Re: [PATCH v3 1/2] rcutorture: Perform more frequent testing of ->gpwrap
From: Paul E. McKenney
Date: Tue Apr 15 2025 - 20:19:26 EST
On Mon, Apr 14, 2025 at 11:05:45AM -0400, Joel Fernandes wrote:
> On 4/10/2025 2:29 PM, Paul E. McKenney wrote:
> >> +static int rcu_gpwrap_lag_init(void)
> >> +{
> >> + if (gpwrap_lag_cycle_mins <= 0 || gpwrap_lag_active_mins <= 0) {
> >> + pr_alert("rcu-torture: lag timing parameters must be positive\n");
> >> + return -EINVAL;
> > When rcutorture is initiated by modprobe, this makes perfect sense.
> >
> > But if rcutorture is built in, we have other choices: (1) Disable gpwrap
> > testing and do other testing but splat so that the bogus scripting can
> > be fixed, (2) Force default values and splat as before, (3) Splat and
> > halt the system.
> >
> > The usual approach has been #1, but what makes sense in this case?
>
> If the user deliberately tries to prevent the test, I am Ok with #3 which I
> believe is the current behavior. But otherwise #1 is also Ok with me but I don't
> feel strongly about doing that.
>
> If we want to do #3, it will just involve changing the "return -EINVAL" to
> "return 0" but also may need to be doing so only if RCU torture is a built-in.
>
> IMO the current behavior is reasonable than adding more complexity for an
> unusual case for a built-in?
The danger is that someone adjusts a scenario, accidentally disables
*all* ->gpwrap testing during built-in tests (kvm.sh, kvm-remote,sh,
and torture.sh), and nobody notices. This has tripped me up in the
past, hence the existing splats in rcutorture, but only for runs with
built-in rcutorture.
> On the other hand if the issue is with providing the user with a way to disable
> gpwrap testing, that should IMO be another parameter than setting the _mins
> parameters to be 0. But I think we may not want this testing disabled since it
> is already "self-disabled" for the first 25 miutes.

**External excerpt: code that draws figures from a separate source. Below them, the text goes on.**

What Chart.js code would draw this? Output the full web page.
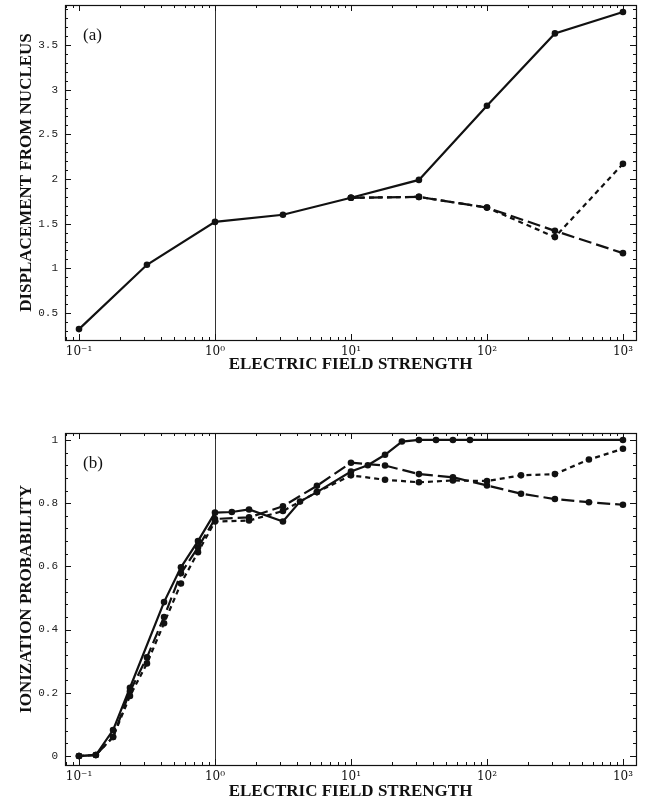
<!DOCTYPE html>
<html lang="en">
<head>
<meta charset="UTF-8">
<title>Electric field strength</title>
<script src="https://cdn.jsdelivr.net/npm/chart.js"></script>
<style>
  body { margin: 0; background: #fff; }
  canvas { display: block; }
</style>
</head>
<body>
<canvas id="chartA" width="645" height="400"></canvas>
<canvas id="chartB" width="645" height="405"></canvas>
<script>
// (a) displacement from nucleus
const fieldA = [0.1, 0.316, 1, 3.16, 10, 31.6, 100, 316, 1000];
const dispSolid = [0.32, 1.04, 1.52, 1.60, 1.79, 1.99, 2.82, 3.63, 3.87];
const fieldA2 = [10, 31.6, 100, 316, 1000];
const dispLong = [1.79, 1.80, 1.68, 1.42, 1.17];
const dispShort = [1.79, 1.80, 1.68, 1.35, 2.17];

// (b) ionization probability
const fieldSolid = [0.1, 0.133, 0.178, 0.237, 0.422, 0.562, 0.75, 1, 1.33, 1.78, 3.16, 4.22, 5.62,
                    10, 13.3, 17.8, 23.7, 31.6, 42.2, 56.2, 75, 1000];
const ionSolid = [0, 0.003, 0.082, 0.216, 0.487, 0.597, 0.68, 0.77, 0.772, 0.78, 0.742, 0.805, 0.835,
                  0.90, 0.92, 0.953, 0.995, 1, 1, 1, 1, 1];
const fieldDash = [0.1, 0.133, 0.178, 0.237, 0.316, 0.422, 0.562, 0.75, 1, 1.78, 3.16, 5.62,
                   10, 17.8, 31.6, 56.2, 100, 178, 316, 562, 1000];
const ionLong = [0, 0.003, 0.06, 0.205, 0.312, 0.44, 0.578, 0.66, 0.75, 0.755, 0.79, 0.855,
                 0.928, 0.919, 0.892, 0.882, 0.856, 0.83, 0.813, 0.803, 0.795];
const ionShort = [0, 0.003, 0.06, 0.19, 0.293, 0.42, 0.546, 0.645, 0.742, 0.745, 0.775, 0.835,
                  0.888, 0.874, 0.866, 0.872, 0.870, 0.888, 0.892, 0.938, 0.972];

// axes
const xTicks = [0.1, 1, 10, 100, 1000];
const xTickLabels = ['10⁻¹', '10⁰', '10¹', '10²', '10³'];
const yTicksA = [0.5, 1, 1.5, 2, 2.5, 3, 3.5];
const yLabelsA = ['0.5', '1', '1.5', '2', '2.5', '3', '3.5'];
const yTicksB = [0, 0.2, 0.4, 0.6, 0.8, 1];
const yLabelsB = ['0', '0.2', '0.4', '0.6', '0.8', '1'];

const ink = '#111';

// frame with inward ticks, the line at E = 1 and the panel label
const frame = {
  id: 'frame',
  beforeDatasetsDraw(chart) {
    const {ctx, chartArea: a, scales: {x}} = chart;
    const px = Math.round(x.getPixelForValue(1)) + 0.5;
    ctx.save();
    ctx.strokeStyle = '#333';
    ctx.lineWidth = 1;
    ctx.beginPath();
    ctx.moveTo(px, a.top);
    ctx.lineTo(px, a.bottom);
    ctx.stroke();
    ctx.restore();
  },
  afterDraw(chart, args, opts) {
    const {ctx, chartArea: a, scales: {x, y}} = chart;
    ctx.save();
    ctx.strokeStyle = ink;
    ctx.lineWidth = 1.2;
    ctx.strokeRect(a.left + 0.5, a.top + 0.5, a.width, a.height);
    ctx.lineWidth = 1;
    ctx.beginPath();
    for (let d = -2; d <= 3; d++) {
      for (let k = 1; k < 10; k++) {
        const v = k * Math.pow(10, d);
        if (v < x.min || v > x.max) continue;
        const px = Math.round(x.getPixelForValue(v)) + 0.5;
        const len = k === 1 ? 6 : 3;
        ctx.moveTo(px, a.bottom);
        ctx.lineTo(px, a.bottom - len);
        ctx.moveTo(px, a.top);
        ctx.lineTo(px, a.top + len);
      }
    }
    const every = Math.round(opts.major / opts.minor);
    for (let i = Math.ceil(y.min / opts.minor - 1e-9); i * opts.minor <= y.max + 1e-9; i++) {
      const py = Math.round(y.getPixelForValue(i * opts.minor)) + 0.5;
      const len = i % every === 0 ? 6 : 3;
      ctx.moveTo(a.left, py);
      ctx.lineTo(a.left + len, py);
      ctx.moveTo(a.right, py);
      ctx.lineTo(a.right - len, py);
    }
    ctx.stroke();
    ctx.fillStyle = ink;
    ctx.font = '17px "Liberation Serif"';
    ctx.textBaseline = 'middle';
    ctx.fillText(opts.label, a.left + 18, a.top + 31);
    ctx.restore();
  }
};

function series(xs, ys, dash) {
  return {
    data: xs.map((x, i) => ({x: x, y: ys[i]})),
    borderColor: ink,
    backgroundColor: ink,
    borderWidth: 2.2,
    borderDash: dash,
    pointRadius: 3.3,
    pointHoverRadius: 3.3,
    pointBorderWidth: 0,
    tension: 0
  };
}

const titleFont = {family: 'Liberation Serif', size: 17, weight: 'bold'};

function makeChart(id, datasets, o) {
  return new Chart(document.getElementById(id), {
    type: 'line',
    data: {datasets: datasets},
    options: {
      responsive: false,
      animation: false,
      devicePixelRatio: 1,
      layout: {padding: {left: 0, right: 9, top: o.top, bottom: o.bottom}},
      plugins: {
        legend: {display: false},
        tooltip: {enabled: false},
        frame: {label: o.label, minor: o.minor, major: o.major}
      },
      scales: {
        x: {
          type: 'logarithmic',
          min: Math.pow(10, -1.103),
          max: Math.pow(10, 3.096),
          afterBuildTicks: s => { s.ticks = xTicks.map(v => ({value: v})); },
          afterFit: s => { s.height = o.xHeight; s.paddingLeft = 0; s.paddingRight = 0; },
          grid: {display: false, drawTicks: false},
          border: {display: false},
          ticks: {
            callback: (v, i) => xTickLabels[i],
            font: {family: 'DejaVu Serif', size: 12},
            color: ink,
            padding: 5,
            maxRotation: 0,
            autoSkip: false
          },
          title: {display: true, text: 'ELECTRIC FIELD STRENGTH', font: titleFont, color: ink, padding: 0}
        },
        y: {
          type: 'linear',
          min: o.yMin,
          max: o.yMax,
          afterBuildTicks: s => { s.ticks = o.yTicks.map(v => ({value: v})); },
          afterFit: s => { s.width = 65; s.paddingTop = 0; s.paddingBottom = 0; },
          grid: {display: false, drawTicks: false},
          border: {display: false},
          ticks: {
            callback: (v, i) => o.yLabels[i],
            font: {family: 'Liberation Mono', size: 11},
            color: '#222',
            padding: 7
          },
          title: {display: true, text: o.yTitle, font: titleFont, color: ink, padding: {top: 16, bottom: 0}}
        }
      }
    },
    plugins: [frame]
  });
}

makeChart('chartA', [
  series(fieldA2, dispShort, [5, 4]),
  series(fieldA2, dispLong, [13, 5]),
  series(fieldA, dispSolid, [])
], {
  label: '(a)', minor: 0.1, major: 0.5,
  top: 5, bottom: 25, xHeight: 35,
  yMin: 0.198, yMax: 3.948, yTicks: yTicksA, yLabels: yLabelsA,
  yTitle: 'DISPLACEMENT FROM NUCLEUS'
});

makeChart('chartB', [
  series(fieldDash, ionShort, [5, 4]),
  series(fieldDash, ionLong, [13, 5]),
  series(fieldSolid, ionSolid, [])
], {
  label: '(b)', minor: 0.04, major: 0.2,
  top: 33, bottom: 3, xHeight: 37,
  yMin: -0.0285, yMax: 1.022, yTicks: yTicksB, yLabels: yLabelsB,
  yTitle: 'IONIZATION PROBABILITY'
});
</script>
</body>
</html>
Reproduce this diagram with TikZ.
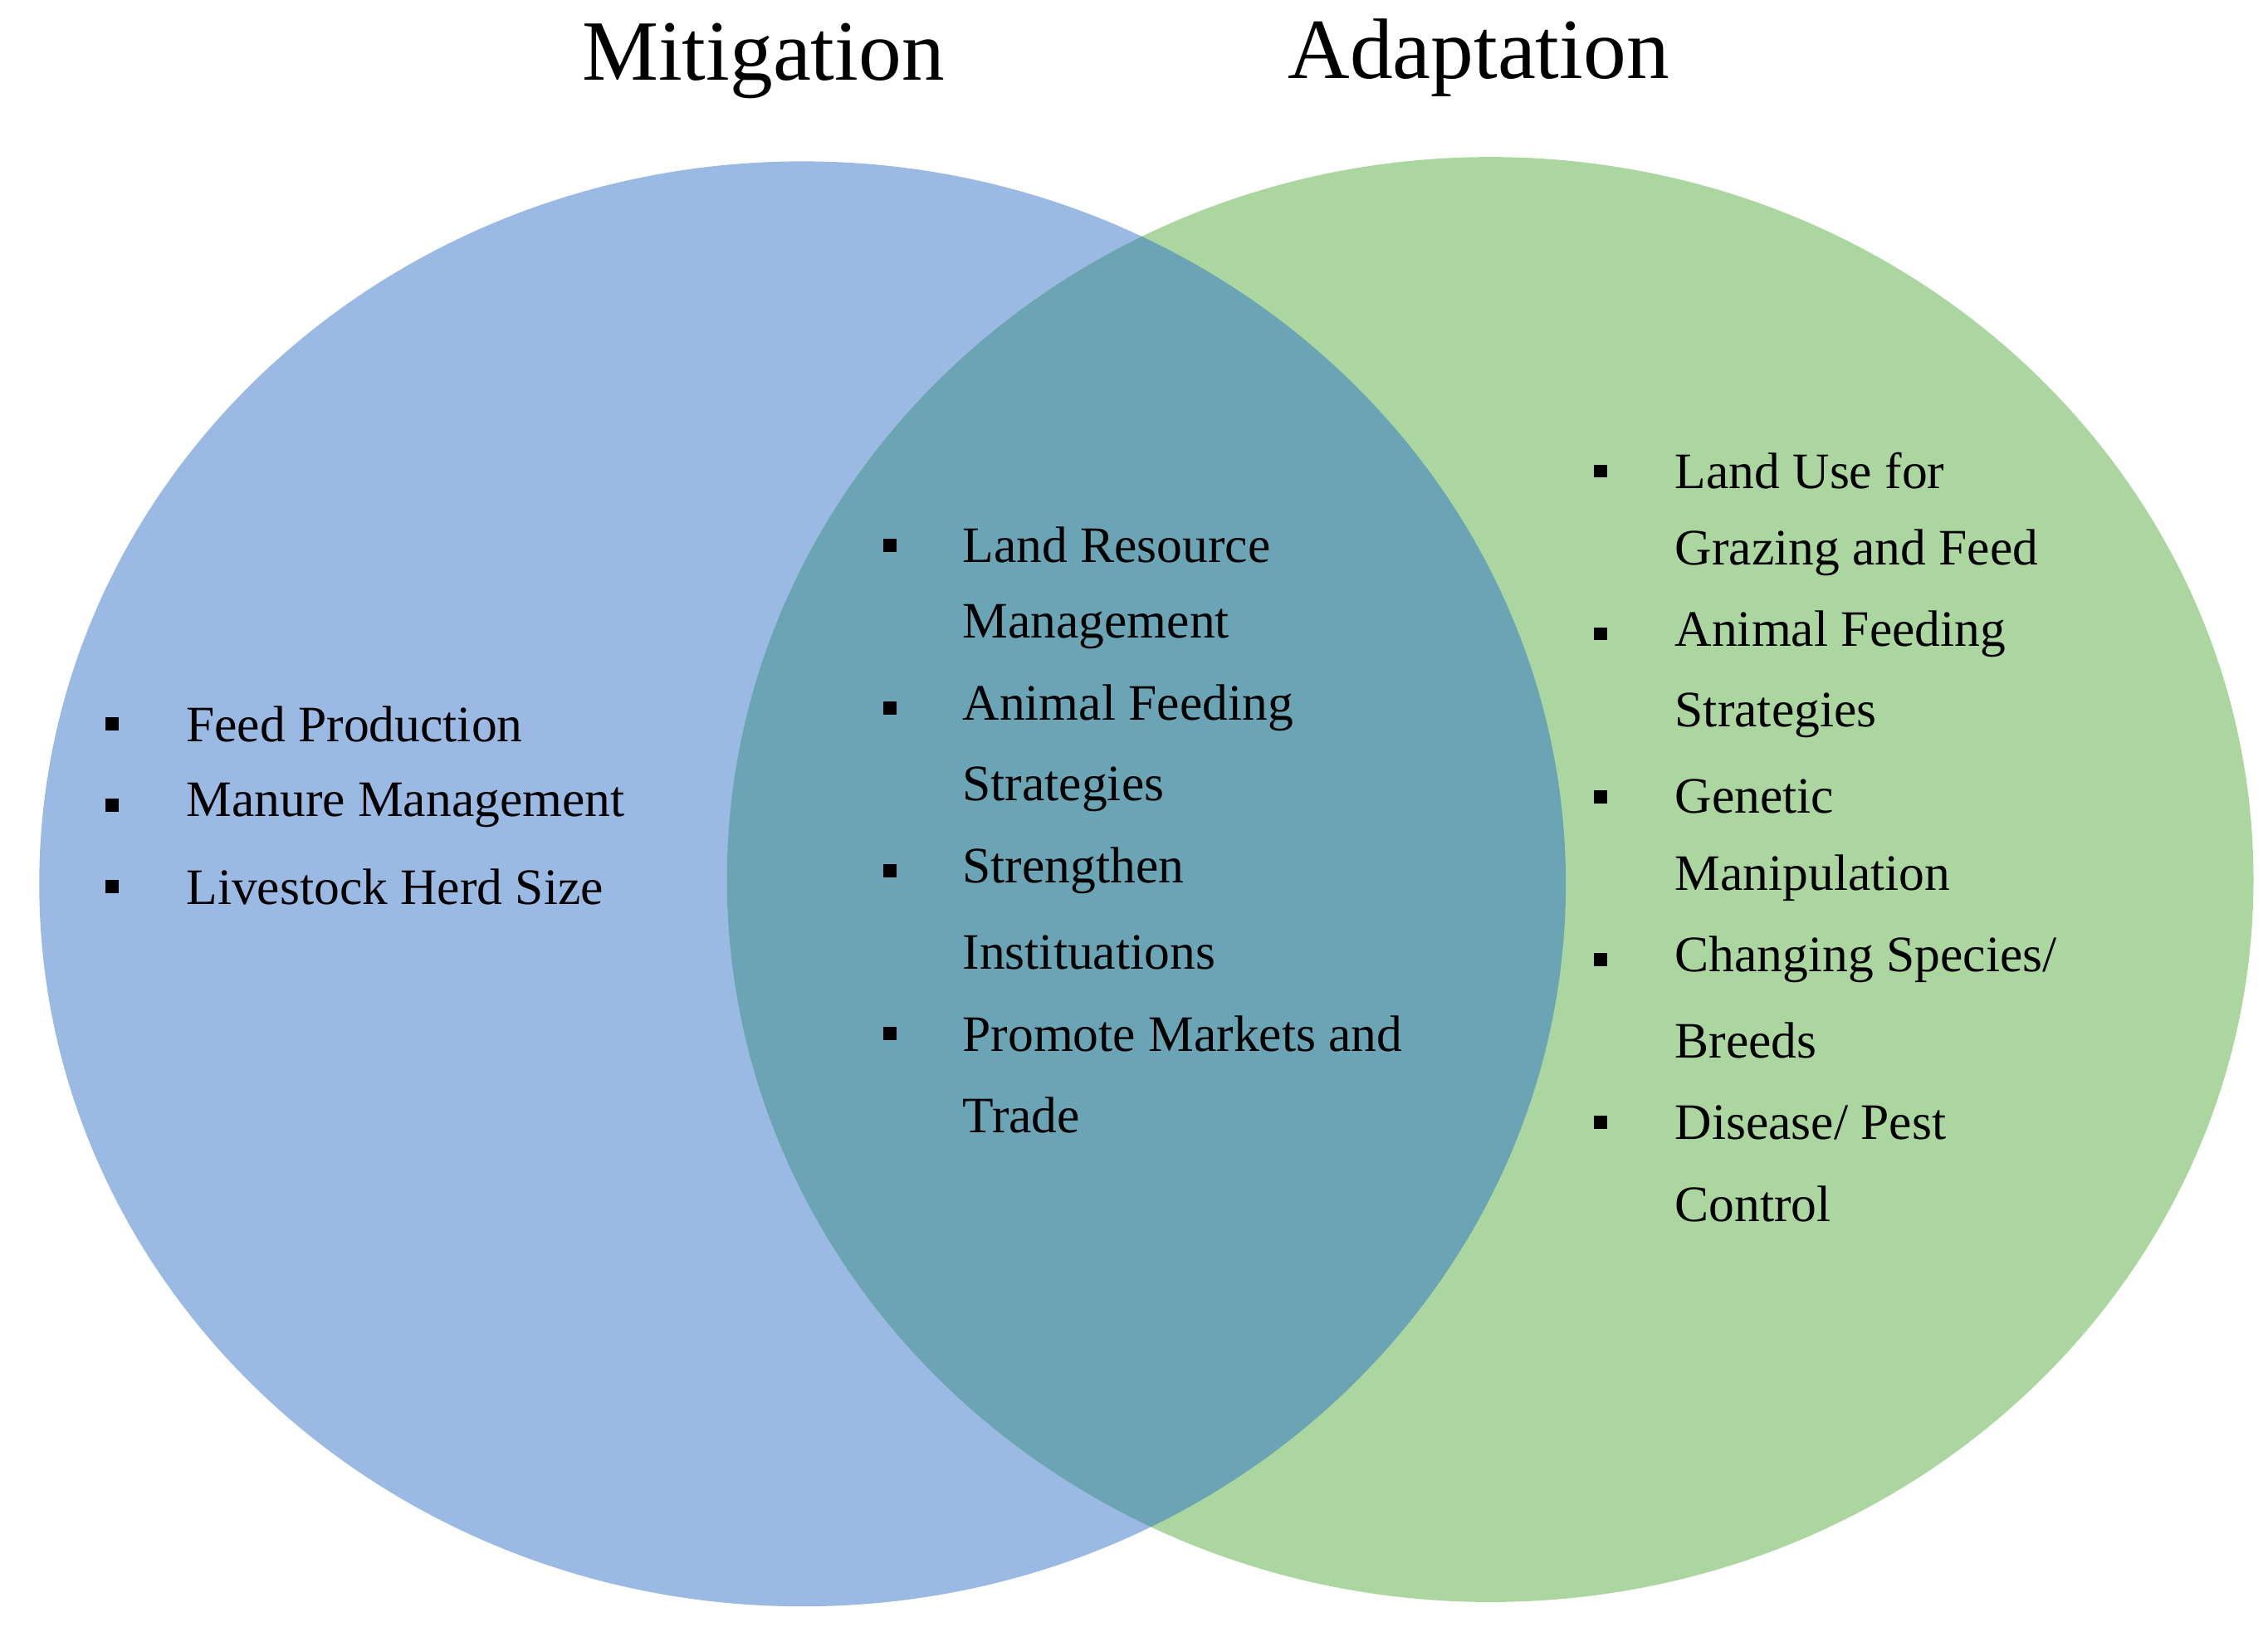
\documentclass[tikz,border=0pt]{standalone}
\usepackage{fontspec}
\setmainfont{Liberation Serif}
\begin{document}
\begin{tikzpicture}[x=0.05cm,y=-0.05cm,
  item/.style={anchor=west,inner sep=0pt,font=\fontsize{50}{60}\selectfont},
  title/.style={inner sep=0pt,font=\fontsize{84}{100}\selectfont},
  bul/.style={fill=black,minimum size=0.45cm,inner sep=0pt,draw=none}]
\useasboundingbox (0,0) rectangle (1560,1119);
\definecolor{cblue}{HTML}{9AB9E3}
\definecolor{cgreen}{HTML}{ABD6A0}
\definecolor{cmid}{HTML}{6BA5B5}
\fill[cblue] (552,608) ellipse [x radius=525, y radius=497];
\fill[cgreen] (1025,605) ellipse [x radius=525, y radius=497];
\begin{scope}
\clip (1025,605) ellipse [x radius=525, y radius=497];
\fill[cmid] (552,608) ellipse [x radius=525, y radius=497];
\end{scope}
\node[title] (tm) at (525,42) {Mitigation};
\node[title] (ta) at (1017,40) {Adaptation};
\foreach \t [count=\i] in {Feed Production,Manure Management,Livestock Herd Size}{
  \node[bul] (lb\i) at (77,{442+56*\i}) {};
  \node[item] (lt\i) at (128,{442+56*\i}) {\t};
}
\foreach \t [count=\i] in {Land Resource,Management,Animal Feeding,Strategies,Strengthen,Instituations,Promote Markets and,Trade}{
  \node[item] (mt\i) at (662,{319+56*\i}) {\t};
}
\foreach \i in {1,3,5,7}{\node[bul] (mb\i) at (612,{319+56*\i}) {};}
\foreach \t [count=\i] in {Land Use for,Grazing and Feed,Animal Feeding,Strategies,Genetic,Manipulation,Changing Species/,Breeds,Disease/ Pest,Control}{
  \node[item] (rt\i) at (1152,{268+56*\i}) {\t};
}
\foreach \i in {1,3,5,7,9}{\node[bul] (rb\i) at (1101,{268+56*\i}) {};}
\end{tikzpicture}
\end{document}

We do need a way of disabling the testing on long runs for fault-isolation
purposes.
For example, rcutorture.n_up_down=0 disables SRCU up/down testing.
Speaking of which, I am adding a section on that topic to this document:
https://docs.google.com/document/d/1RoYRrTsabdeTXcldzpoMnpmmCjGbJNWtDXN6ZNr_4H8/edit?usp=sharing
Thanx, Paul